I'm going to initially test the super capacitor bank by itself through a 24V split phase LF inverter. One thing I've read is to be careful the capacitor bank is the same voltage as the batteries. You could damage a battery otherwise.
You need to make sure the bank is the same (or very close to) voltage when you connect it, if it isn't, it will VERY RAPIDLY try to make itself the same voltage.
The actual capacitor bank can support as high of voltage as you want though, say that 48v capacitor module in the link I posted, it just won't be using any of the upper limit of voltage if connected to a 12v or 24v system and will probably be wasting capacitor capacity (say it really fast over and over). Once you install it inline with the rest of your system it doesn't have the ability to get voltage higher than what flows through it.
Of course precharge capacitors through resistor before paralleling with battery.
Total energy in capacitor is 1/2 C V^2, but the energy available to inverter is difference between that energy when V = initial battery voltage minus that energy when V = low voltage disconnect of inverter.
Capacitor has a series impedance (resistance), and battery does too. That determines current sharing when inverter draws voltage lower, and voltage vs. current curves determine how much current is available.
Lithium battery can probably supply all the current inverter needs to start any motor. BMS maybe not. A system that bypassed BMS FETs and had BMS wired to remote on/off of inverter, if it provides suitable delay, could work.
What is surge of pump? If 40A 240V, about 10kW, from 24V battery that's about 400A. A 2C surge for one second from 200Ah battery? That would seem something it could handle. Maybe just get a BMS with specs to cover that.
I've watched some super capacitor tests and they often don't actually have the nominal capacitance. People with huge battery banks don 't need them, but if I can get an extra 1.3A @ 230V for 10 seconds, I'll take it. The cost was about $120.

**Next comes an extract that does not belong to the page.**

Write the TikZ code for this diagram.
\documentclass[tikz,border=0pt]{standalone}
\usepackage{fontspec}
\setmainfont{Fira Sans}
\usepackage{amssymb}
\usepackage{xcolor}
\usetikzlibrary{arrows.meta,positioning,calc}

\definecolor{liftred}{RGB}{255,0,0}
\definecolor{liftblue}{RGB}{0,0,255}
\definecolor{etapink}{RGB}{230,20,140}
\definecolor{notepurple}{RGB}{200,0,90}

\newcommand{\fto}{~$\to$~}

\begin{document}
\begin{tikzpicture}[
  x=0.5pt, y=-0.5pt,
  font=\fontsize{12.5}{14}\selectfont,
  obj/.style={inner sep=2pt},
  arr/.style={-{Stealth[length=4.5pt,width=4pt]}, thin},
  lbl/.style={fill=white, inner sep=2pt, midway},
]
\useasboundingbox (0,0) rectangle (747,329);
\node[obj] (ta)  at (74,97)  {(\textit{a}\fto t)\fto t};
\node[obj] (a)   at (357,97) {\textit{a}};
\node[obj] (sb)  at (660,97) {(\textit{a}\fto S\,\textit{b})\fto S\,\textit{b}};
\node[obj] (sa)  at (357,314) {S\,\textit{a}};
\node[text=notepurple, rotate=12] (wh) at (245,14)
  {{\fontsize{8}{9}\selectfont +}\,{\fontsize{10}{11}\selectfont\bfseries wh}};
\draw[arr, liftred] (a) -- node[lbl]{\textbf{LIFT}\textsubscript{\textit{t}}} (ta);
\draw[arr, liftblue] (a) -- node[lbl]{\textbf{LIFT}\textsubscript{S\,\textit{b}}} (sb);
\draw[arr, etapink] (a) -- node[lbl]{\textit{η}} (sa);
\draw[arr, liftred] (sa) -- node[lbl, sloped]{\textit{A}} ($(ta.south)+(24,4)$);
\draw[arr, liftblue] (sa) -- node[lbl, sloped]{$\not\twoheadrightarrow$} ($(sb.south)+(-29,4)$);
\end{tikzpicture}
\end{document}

An extra 250W won't do anything for you.
But if delivered in 0.5 seconds, an extra 5kW is probably what you need.
The nominal value is 500F for each capacitor, but people have tested these as being lower, about 350F. So 12 in series is only about 30F. I am using 30V as the level of charge (2.5V ea)
30F, drained from 28V to 24V would deliver 3120 Joules or Watt-seconds, according to my math.
So 6kW for 1/2 second. That could be useful.
But look up resistance, and if possible impedance at 60 Hz (ripple current drawn from battery.)
Determine how much current will be drawn from battery vs. capacitor.